The Upper Tribunal, a court that hears challenges against FCA decisions, dismissed an appeal against a ban from financial services by former UBS derivatives trader Arif Hussein.
But judge Timothy Herrington said there were “troubling aspects” to the case in which a relatively junior trader had been singled out.
“This was against a background of widespread manipulation of Libor within UBS for which senior managers bear ultimate responsibility and which ... was widely condoned,” he said.
He said an explanation by FCA lawyer Benjamin Strong about why senior UBS staff had not been brought to account was concerning. Strong said “not everybody is in the jurisdiction” and “the senior people somehow manage to keep their fingerprints off the relevant documents sometimes”.
Hussein had challenged a 2016 FCA proposal to bar him for alleged recklessness because he had tried to influence the bank’s Libor (London interbank offered rates) to boost his trading positions in 2009.

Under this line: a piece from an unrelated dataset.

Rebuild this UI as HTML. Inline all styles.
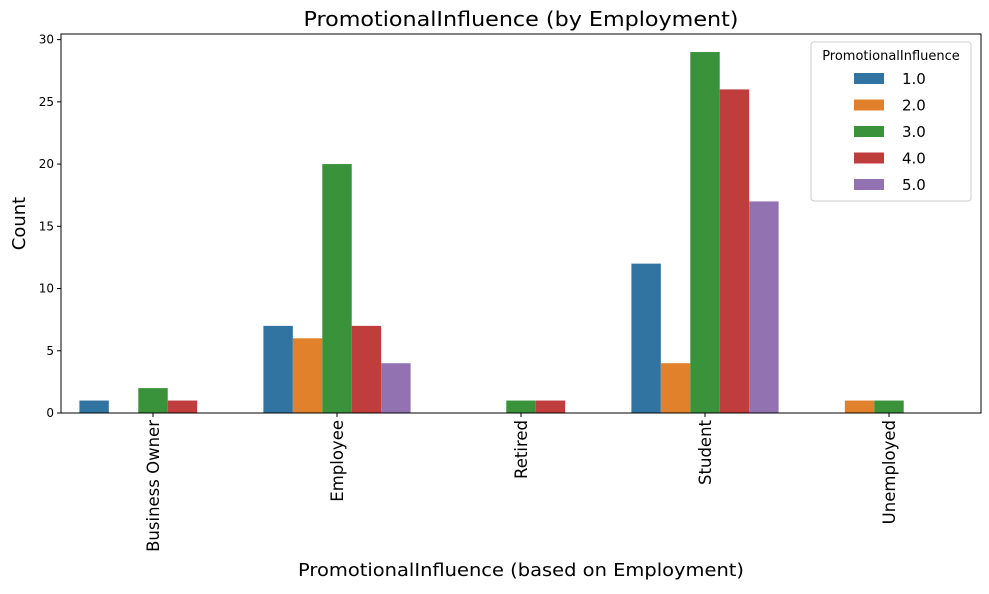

Libor is used to price trillions of dollars of financial transactions. It is an average interest rate calculated through an “honor system”, where a panel of major banks report their estimated costs of borrowing from each other to an administrator.
Judge Herrington said he believed the former trader had not personally sought to manipulate Libor and that he had not acted dishonestly or without integrity while at the Swiss bank.
But in what he called “a tragedy” for Hussein, he said the trader had made a “serious error of judgment” by not being candid with the FCA and when under oath, possibly because he was frightened at the prospect of a large financial penalty.
The FCA said it had examined the available evidence.
“The extent of the evidence, the responsibilities of the individual, where they were based, the action of other agencies and whether they were FCA approved persons were all factors in the nature and timing of any action taken,” it said.
UBS, which was fined $1.5 billion by British, U.S. and Swiss authorities over its Libor conduct in 2012, declined to comment.
Hussein, who resigned from UBS in 2009 after a 15-year career to open a burger restaurant in London, said he regretted not coming forward with a full explanation for his actions.
“The FCA wanted to impose an enormous financial penalty on me, which would have put me under dire financial pressure and most likely resulted in my young family losing their home,” he said in a statement.
“This financial penalty was to be imposed for conduct - which the judge agreed - I did not commit.”